Não será só combatendo o machismo que a sociedade vai mudar, mas é dando bons exemplos e estudando aquilo que o machismo usa como seus elementos principais (isso é assunto mais complexo que posso dissertar sobre isso, mas não hoje).
Precisamos mostrar bons casais servindo de exemplo para a sociedade, ao invés daquela coisa midiática que só faz valer o caso do cara que bate, que maltrata, que abusa da moça e ganham espaço na mídia por causa disso.
Mas, ninguém se preocupa em verificar o histórico de ambos e ver quais abusos sofreram para um se tornar vítima e outro o agressor. Agressores assim vão ser presos e vão fazer de novo e de novo. Outra hora, como falei, vou escrever sobre o que vi e presenciei de casos de mulheres que se colocam nessa condição por sofrerem abusos na infância e agora acham que não merecem ter um cara legal, que as respeite e ame de verdade. Cansei de ver isso também.
Precisamos de pais que deixem que seus filhos brinquem com bola ou boneca, que escolham azul ou rosa, que vistam como se sentem melhor e que aprendam a olhar para esses pais e enxerguem respeito quando arrumam uma namorada ou namorado.

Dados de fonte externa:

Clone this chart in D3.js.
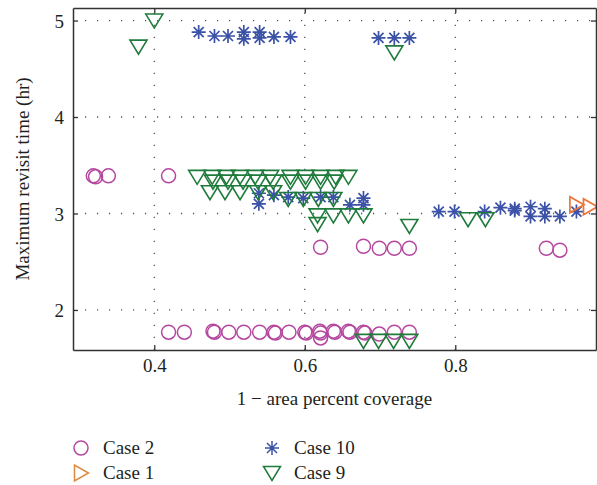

É percebendo que seu filho ou sua filha está se perdendo e os chamando para conversar enquanto pode. “Ah, mas ele não fala comigo!”.
Pais, não sejam omissos!
Seu filho ou filha não quer conversar, mas precisam ouvir. Melhor forçar a conversar do que ver um filho ou filha se matando todos os dias e não fazer nada.
É necessário mudar o discurso batido de que eles são assim e elas são assado, é necessário ensinar e entender que o machismo também nasce sim dentro de casa e alimentado por mulheres, também, e não só pelos homens. Só assim é que será possível enfrentarmos uma realidade de abuso infantil de toda ordem e em várias escalas, pois essa é a verdade que percebo, mas que quase ninguém gosta de falar.
A propósito, coloquei como imagem do post um homem andando no deserto, pois é assim que vejo. As pessoas querem mudança, mas não estão vendo as próprias diferenças e seus avessos. Somos como o cara andando sozinho no deserto, falando com os grãos de areia, esperando até que se mudem com o vento.